De hecho, nuestra convicción es mayor que eso. Ver a Jesús transfigurado en el monte no es simplemente una garantía de que “todo saldrá bien”. La Transfiguración significa algo más, como siempre lo ha sido. San Irineo de Lyon dijo una vez: “La gloria de Dios es el hombre vivo”. Si creemos que la gloria de Dios se revela en el monte de la Transfiguración, entonces podemos estar seguros de que su gloria puede revelarse también en nosotros, ¡conforme lleguemos a vivir plenamente!
¿Qué significa “vivir plenamente”? En uno de sus sermones san Agustín dice: “Gestionamos la mortalidad, toleramos la debilidad, aguardamos la divinidad, pues Dios quiere no sólo vivificarnos, sino también deificarnos… No nos parezca increíble, hermanos, que los hombres sean hechos dioses, esto es, que quienes eran hombres sean hechos dioses” (Sermón 23B).
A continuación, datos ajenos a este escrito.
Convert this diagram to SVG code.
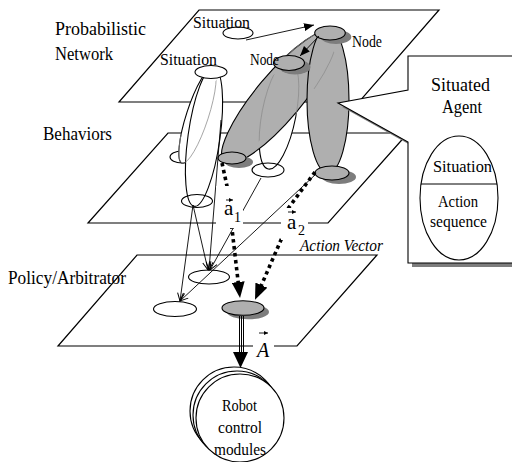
<svg xmlns="http://www.w3.org/2000/svg" width="512" height="462" viewBox="0 0 512 462">
<style>
text { font-family: "Liberation Serif", serif; fill: #000; }
.plane { fill: none; stroke: #000; stroke-width: 1.2; }
.w { fill: #fff; stroke: #000; stroke-width: 1.1; }
.wn { fill: none; stroke: #000; stroke-width: 1.1; }
.g { fill: #afafaf; stroke: #000; stroke-width: 1.1; }
.sh { fill: #7d7d7d; stroke: none; }
.hid { fill: none; stroke: #8c8c8c; stroke-width: 0.7; }
.thin { fill: none; stroke: #000; stroke-width: 0.9; }
.dot { fill: none; stroke: #000; stroke-width: 3.6; stroke-dasharray: 3.5 3.5; }
.lbl { font-size: 19px; }
.nl { font-size: 17px; }
</style>
<defs>
  <marker id="ah" viewBox="0 0 10 8" refX="9" refY="4" markerWidth="10" markerHeight="8" markerUnits="userSpaceOnUse" orient="auto">
    <path d="M1,0.5 L9,4 L1,7.5" fill="none" stroke="#000" stroke-width="1"/>
  </marker>
  <marker id="ahf" viewBox="0 0 10 8" refX="10" refY="4" markerWidth="10" markerHeight="8" markerUnits="userSpaceOnUse" orient="auto">
    <path d="M0,0 L10,4 L0,8 Z" fill="#000"/>
  </marker>
  <marker id="ahb" viewBox="0 0 16 13" refX="2" refY="6.5" markerWidth="16" markerHeight="13" markerUnits="userSpaceOnUse" orient="auto">
    <path d="M0,0 L16,6.5 L0,13 Z" fill="#000"/>
  </marker>
  <marker id="ahv" viewBox="0 0 4 4" refX="4" refY="2" markerWidth="4" markerHeight="4" markerUnits="userSpaceOnUse" orient="auto">
    <path d="M0,0 L4,2 L0,4 Z" fill="#000"/>
  </marker>
  <clipPath id="clipW1"><ellipse cx="204" cy="137" rx="16" ry="70" transform="rotate(8 204 137)"/></clipPath>
  <clipPath id="clipD"><ellipse cx="279" cy="97" rx="85" ry="23" transform="rotate(-50 279 97)"/></clipPath>
  <clipPath id="clipR"><ellipse cx="328" cy="100" rx="21" ry="73"/></clipPath>
</defs>

<g id="planes">
  <polygon class="plane" points="199,10 439,10 359,102 119,102"/>
  <polygon class="plane" points="168,133 408,133 328,223 88,223"/>
  <polygon class="plane" points="137,255 377,255 297,346 58,346"/>
</g>

<g id="layer-labels">
  <text class="lbl" x="55" y="35" textLength="91" lengthAdjust="spacingAndGlyphs">Probabilistic</text>
  <text class="lbl" x="55" y="60" textLength="58" lengthAdjust="spacingAndGlyphs">Network</text>
  <text class="lbl" x="43" y="140" textLength="69" lengthAdjust="spacingAndGlyphs">Behaviors</text>
  <text x="8" y="284" font-size="18" textLength="118" lengthAdjust="spacingAndGlyphs">Policy/Arbitrator</text>
  <text x="300" y="251" font-size="16" font-style="italic" textLength="83" lengthAdjust="spacingAndGlyphs">Action Vector</text>
</g>

<g id="behavior-left-end">
  <ellipse class="w" cx="182" cy="157" rx="12" ry="6"/>
</g>
<g id="behavior-w2">
  <ellipse class="w" cx="197.5" cy="115.5" rx="11" ry="50" transform="rotate(18 197.5 115.5)"/>
</g>
<g id="behavior-w1">
  <ellipse class="w" cx="204" cy="137" rx="16" ry="70" transform="rotate(8 204 137)"/>
  <ellipse class="hid" clip-path="url(#clipW1)" cx="197.5" cy="115.5" rx="11" ry="50" transform="rotate(18 197.5 115.5)"/>
</g>
<g id="behavior-mid">
  <ellipse class="w" cx="279" cy="114" rx="17" ry="56" transform="rotate(11 279 114)"/>
</g>
<g id="behavior-diag">
  <ellipse class="g" cx="279" cy="97" rx="85" ry="23" transform="rotate(-50 279 97)"/>
  <ellipse class="hid" clip-path="url(#clipD)" cx="279" cy="114" rx="17" ry="56" transform="rotate(11 279 114)"/>
</g>
<g id="behavior-right">
  <ellipse class="g" cx="328" cy="100" rx="21" ry="73"/>
  <ellipse class="hid" clip-path="url(#clipR)" cx="279" cy="97" rx="85" ry="23" transform="rotate(-50 279 97)"/>
</g>

<g id="beh-grey-1">
  <ellipse class="sh" cx="239" cy="162" rx="14" ry="6"/>
  <ellipse class="g" cx="232" cy="158" rx="14" ry="6"/>
</g>
<g id="beh-grey-2">
  <ellipse class="sh" cx="339" cy="177" rx="17" ry="7"/>
  <ellipse class="g" cx="332" cy="173" rx="17" ry="7"/>
</g>
<g id="beh-white-mid">
  <ellipse class="wn" cx="268" cy="170" rx="16" ry="7"/>
</g>
<g id="beh-white-left">
  <ellipse class="wn" cx="197" cy="201" rx="15.5" ry="6.5"/>
</g>

<g id="situation-top">
  <ellipse class="w" cx="238" cy="33" rx="15" ry="6"/>
  <text class="nl" x="193" y="28" textLength="57" lengthAdjust="spacingAndGlyphs">Situation</text>
</g>
<g id="situation-2">
  <ellipse class="w" cx="211" cy="72" rx="16" ry="6.5"/>
  <text class="nl" x="160" y="65" textLength="57" lengthAdjust="spacingAndGlyphs">Situation</text>
</g>
<g id="node-mid">
  <ellipse class="sh" cx="295" cy="67" rx="15.5" ry="7.5"/>
  <ellipse class="g" cx="289" cy="63" rx="15.5" ry="7.5"/>
  <text class="nl" x="250" y="65" textLength="29" lengthAdjust="spacingAndGlyphs">Node</text>
</g>
<g id="node-right">
  <ellipse class="sh" cx="336" cy="37" rx="15.3" ry="7"/>
  <ellipse class="g" cx="330" cy="33" rx="15.3" ry="7"/>
  <text class="nl" x="352" y="47" textLength="30" lengthAdjust="spacingAndGlyphs">Node</text>
</g>

<g id="policy-left"><ellipse class="w" cx="175" cy="309" rx="21.5" ry="7.5"/></g>
<g id="policy-mid"><ellipse class="w" cx="209" cy="277" rx="20.5" ry="7"/></g>
<g id="policy-out">
  <ellipse class="sh" cx="248" cy="312" rx="21" ry="7.3"/>
  <ellipse class="g" cx="243" cy="308" rx="21" ry="7.3"/>
</g>

<g id="connectors">
  <line class="thin" x1="246" y1="40" x2="314" y2="25" marker-end="url(#ahf)"/>
  <line class="thin" x1="319" y1="36" x2="300" y2="56" marker-end="url(#ahf)"/>
  <line class="thin" x1="221" y1="120" x2="209" y2="270" marker-end="url(#ah)"/>
  <line class="thin" x1="193" y1="205" x2="180" y2="301" marker-end="url(#ah)"/>
  <line class="thin" x1="193" y1="205" x2="208" y2="270" marker-end="url(#ah)"/>
  <line class="thin" x1="316" y1="174" x2="180" y2="301" marker-end="url(#ah)"/>
  <line class="thin" x1="261" y1="178" x2="210" y2="270" marker-end="url(#ah)"/>
  <path class="dot" d="M222,163 L227,186 L232,229 L238.4,284" marker-end="url(#ahb)"/>
  <path class="dot" d="M315,172 L287,210 L284,233 L260.6,287" marker-end="url(#ahb)"/>
  <g id="output-arrow">
    <line x1="239.5" y1="316" x2="239.5" y2="353" stroke="#000" stroke-width="1"/>
    <line x1="241.5" y1="316" x2="241.5" y2="353" stroke="#000" stroke-width="1"/>
    <line x1="243.5" y1="316" x2="243.5" y2="353" stroke="#000" stroke-width="1"/>
    <polygon points="233,352 248,352 240.5,368" fill="#000"/>
  </g>
</g>

<g id="label-a1">
  <rect x="216" y="186" width="27" height="42" fill="#fff"/>
  <line x1="226" y1="200" x2="233" y2="200" stroke="#000" stroke-width="0.9" marker-end="url(#ahv)"/>
  <text x="224" y="215" font-size="21">a</text>
  <text x="234" y="222" font-size="14">1</text>
</g>
<g id="label-a2">
  <rect x="281" y="208" width="27" height="32" fill="#fff"/>
  <line x1="288" y1="212" x2="296" y2="212" stroke="#000" stroke-width="0.9" marker-end="url(#ahv)"/>
  <text x="287" y="229" font-size="21">a</text>
  <text x="298" y="235" font-size="14">2</text>
</g>
<g id="label-A">
  <rect x="253" y="328" width="21" height="32" fill="#fff"/>
  <line x1="259" y1="333" x2="268" y2="333" stroke="#000" stroke-width="0.9" marker-end="url(#ahv)"/>
  <text x="257" y="357" font-size="20" font-style="italic">A</text>
</g>

<g id="robot">
  <circle class="w" cx="234" cy="411" r="44"/>
  <circle class="w" cx="237" cy="415" r="44"/>
  <circle class="w" cx="240" cy="418" r="44"/>
  <text x="222" y="411" font-size="16" textLength="35" lengthAdjust="spacingAndGlyphs">Robot</text>
  <text x="218" y="433" font-size="16" textLength="44" lengthAdjust="spacingAndGlyphs">control</text>
  <text x="214" y="455" font-size="16" textLength="52" lengthAdjust="spacingAndGlyphs">modules</text>
</g>

<g id="situated-agent">
  <path d="M408,56 H520 V263 H408 V142 L338,103 L408,90 Z" fill="#7d7d7d" transform="translate(4,4)"/>
  <path d="M408,56 H520 V263 H408 V142 L338,103 L408,90 Z" fill="#fff" stroke="#000" stroke-width="1.1"/>
  <text class="lbl" x="431" y="91" textLength="59" lengthAdjust="spacingAndGlyphs">Situated</text>
  <text class="lbl" x="442" y="113" textLength="40" lengthAdjust="spacingAndGlyphs">Agent</text>
  <ellipse class="w" cx="459" cy="198" rx="39" ry="62"/>
  <line x1="421" y1="184" x2="497" y2="184" stroke="#000" stroke-width="1"/>
  <text class="nl" x="433" y="172" textLength="59" lengthAdjust="spacingAndGlyphs">Situation</text>
  <text x="438" y="207" font-size="17" textLength="40" lengthAdjust="spacingAndGlyphs">Action</text>
  <text x="430" y="227" font-size="17" textLength="57" lengthAdjust="spacingAndGlyphs">sequence</text>
</g>
</svg>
Vivir plenamente significa divinizarse. ¡Parecernos a Dios! La promesa de la transfiguración es una promesa de que podremos compartir la vida divina de Jesucristo. Esta divinización o theosis es un principio esencial de nuestra fe, como indican las primeras palabras del Catecismo: “Dios, infinitamente Perfecto y Bienaventurado en sí mismo, en un designio de pura bondad ha creado libremente al hombre para que tenga parte en su vida bienaventurada” (CIC #1). Creemos que cuando nos reunimos en la fe para celebrar los misterios que Jesús mismo nos ha transmitido, somos transfigurados y divinizados, para que seamos luz para el mundo asentado en un monte. Nosotros como miembros de la Iglesia estamos en este camino de divinización gracias a nuestra participación en la obra de Dios. El camino de la divinización comienza con nuestro Bautismo en la Muerte y Resurrección de Jesús.
Para encontrar esta divinización, debemos descender del monte como Pedro, Santiago, Juan y Jesús y viajar hacia el calvario. Debemos ser como el peregrino de la iglesia de Barluzzi que desciende los escalones hacia la cripta mientras se aproxima al altar del sacrificio. Debemos descender para entregarnos al amor de Dios en la liturgia de la Iglesia y al amor al prójimo en nuestras obras de misericordia. No podemos permanecer aislados en el monte de nuestra piedad, sino que debemos descender a la obra de la Iglesia con el memorial de la transfiguración como nuestra esperanza.